Buying work equipment
The scope and range of work equipment is vast. It is defined by The Provision & Use of Work Equipment Regulations 1998 (PUWER), and includes everything from personal protective equipment (PPE) to tools, access equipment and fixed work equipment such as boilers or air-handling equipment.
But how does this relate to procurement? PUWER states that work equipment should be “suitable for intended use”. This means it has to fit the needs of the person or the task for which it is intended. PUWER also requires equipment to be maintained in a safe condition, inspected regularly and installed correctly. Suitable safety measures are required including emergency stop devices. It must also be used in accordance with any manufactures guidelines and be CE marked.
In November 2012, an academy was fined £8,500 when an 11-year-old pupil suffered serious hand injuries when they came into contact with the moving parts of a hand-held tool within a design and technology class, because their fingers were not protected by a guard. The guarding was designed for adult use and the smaller fingers of the child were able to come into contact with moving parts.

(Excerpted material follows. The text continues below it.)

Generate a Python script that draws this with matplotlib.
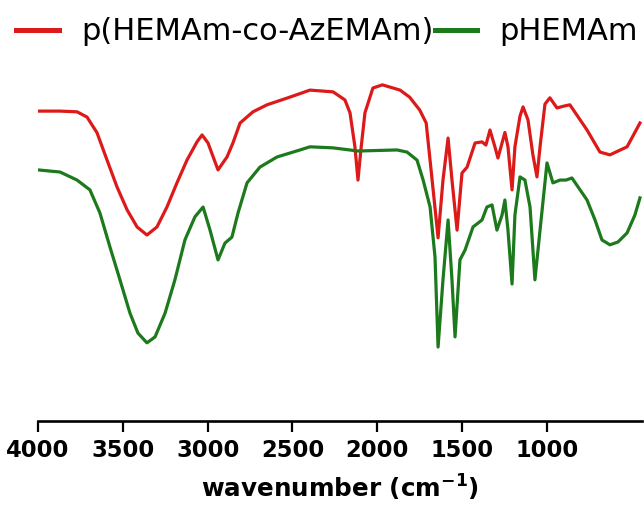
import matplotlib
matplotlib.use("Agg")
import matplotlib.pyplot as plt
from matplotlib.lines import Line2D

# FTIR spectra (wavenumber in cm-1, transmittance in arbitrary %)
wn_copolymer = [4000, 3870, 3770, 3711, 3652, 3593, 3534, 3475, 3416, 3358, 3299, 3240,
                3181, 3122, 3063, 3033, 2998, 2939, 2886, 2851, 2809, 2733, 2650, 2515,
                2397, 2261, 2191, 2161, 2132, 2114, 2097, 2073, 2026, 1970, 1866, 1810,
                1750, 1712, 1677, 1642, 1613, 1583, 1560, 1530, 1501, 1471, 1424, 1383,
                1360, 1336, 1307, 1289, 1248, 1230, 1206, 1189, 1159, 1141, 1112, 1083,
                1059, 1041, 1012, 983, 941, 894, 865, 764, 688, 629, 528, 452]
t_copolymer = [91.1, 91.1, 90.9, 89.4, 84.9, 77.1, 69.4, 62.9, 58.0, 55.7, 58.0, 63.7,
               70.6, 77.1, 82.3, 84.3, 82.0, 74.3, 78.0, 82.0, 87.7, 90.9, 92.9, 95.1,
               97.1, 96.6, 94.3, 90.6, 80.9, 71.4, 80.0, 90.6, 97.7, 98.6, 97.1, 95.1,
               91.4, 87.7, 71.4, 54.9, 71.4, 83.4, 71.4, 57.1, 73.4, 75.1, 82.0, 82.3,
               81.4, 85.7, 80.9, 77.7, 85.0, 80.9, 68.6, 80.9, 89.7, 92.3, 88.6, 78.6,
               72.3, 80.9, 93.1, 94.9, 92.0, 92.6, 92.9, 85.7, 79.4, 78.6, 80.9, 87.7]

wn_homopolymer = [4000, 3870, 3770, 3694, 3635, 3576, 3517, 3458, 3411, 3358, 3310, 3251,
                  3193, 3134, 3075, 3027, 2986, 2939, 2898, 2857, 2821, 2768, 2692, 2591,
                  2456, 2397, 2261, 2114, 1884, 1825, 1766, 1730, 1689, 1660, 1642, 1613,
                  1583, 1560, 1542, 1513, 1483, 1436, 1383, 1354, 1324, 1295, 1265, 1248,
                  1230, 1206, 1189, 1159, 1130, 1100, 1071, 1041, 1000, 965, 923, 888, 853,
                  764, 717, 676, 629, 582, 528, 482, 452]
t_homopolymer = [74.3, 73.7, 71.4, 68.6, 62.0, 52.3, 42.9, 33.4, 27.7, 24.9, 26.6, 33.4,
                 42.9, 54.3, 60.9, 63.7, 57.1, 48.6, 53.4, 55.1, 62.0, 70.6, 75.1, 78.0,
                 80.0, 80.9, 80.6, 79.7, 80.0, 79.4, 77.1, 71.4, 63.7, 49.4, 23.7, 42.9,
                 60.0, 42.9, 26.6, 48.6, 51.4, 58.0, 60.0, 63.7, 64.3, 57.1, 61.4, 65.7,
                 57.1, 41.7, 61.4, 72.3, 71.4, 63.7, 42.9, 57.1, 76.3, 70.6, 71.4, 71.4,
                 72.0, 65.7, 60.0, 54.3, 52.9, 53.7, 56.3, 61.4, 66.3]

labels = ["p(HEMAm-co-AzEMAm)", "pHEMAm"]
colors = ["#dc1a1a", "#1c7a1c"]
xticks = [4000, 3500, 3000, 2500, 2000, 1500, 1000]

W, H = 644, 513
fig = plt.figure(figsize=(W / 100, H / 100), dpi=100)
ax = fig.add_axes([38 / W, 92 / H, (642 - 38) / W, (421 - 60) / H])

ax.plot(wn_copolymer, t_copolymer, color=colors[0], lw=2.3,
        solid_joinstyle="round", label=labels[0])
ax.plot(wn_homopolymer, t_homopolymer, color=colors[1], lw=2.3,
        solid_joinstyle="round", label=labels[1])

ax.set_xlim(4000, 440)
ax.set_ylim(2.57, 105.7)
for s in ["top", "right", "left"]:
    ax.spines[s].set_visible(False)
ax.spines["bottom"].set_linewidth(1.9)
ax.spines["bottom"].set_bounds(4000, 440)
ax.set_yticks([])
ax.set_xticks(xticks)
ax.set_xticklabels([str(t) for t in xticks], fontsize=16.3, fontweight="bold",
                   family="DejaVu Sans")
ax.tick_params(axis="x", direction="out", length=8, width=1.6, pad=5)
ax.set_xlabel("wavenumber (cm$^{\\mathbf{-1}}$)", fontsize=17.7, fontweight="bold",
              family="DejaVu Sans", labelpad=8)

h1 = Line2D([], [], color=colors[0], lw=3.6)
h2 = Line2D([], [], color=colors[1], lw=3.6)
fig.legend([h1, h2], labels, ncol=2, loc="center left",
           bbox_to_anchor=(16 / W, 1 - 32 / H), frameon=False,
           prop={"family": "DejaVu Sans", "size": 22},
           handlelength=1.4, handletextpad=0.72, columnspacing=0.05,
           borderpad=0, borderaxespad=0)

fig.savefig("out.png", dpi=100)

In April 2014, a local authority was fined almost £24,000 when a primary pupil lost the tips of three fingers after they were trapped in the hinges of a school gate. A recommendation to install hinge guards had not been followed through.
When new equipment is purchased, planned maintenance should not be viewed as a ‘nice to have’ and arrangements for maintenance and formal checks must be organised when the equipment is first purchased.
Section three of the Health & Safety at Work Act 1974 places a joint responsibility for safety upon the client and contractor. Clients will be held to account for contractors working in an unsafe manner or those who undertake work they do not have the experience, knowledge or qualifications to complete. The manner in which contractors work is likely to have a direct impact on the cost of their service. For example, the use of a ladder used to clean windows several storeys high will be in conflict with work at height requirements, but may be a cheaper service than the contractor specifying the use of access equipment. It is therefore essential to have a strong contractor management process in place that questions how work will be undertaken safely.
Clients have responsibilities to warn others of hazards they are aware of. This should be considered at the tender stage to avoid contractors taking short cuts later on due to their resources being stretched by surprises which could affect their ability to work safely. The most important of these is ensuring they have access to asbestos information.
For advice or guidance on using competent contractors visit the Safety Schemes in Procurement (SSiP) website: www.ssip.org.uk/contractors-consultants.asp.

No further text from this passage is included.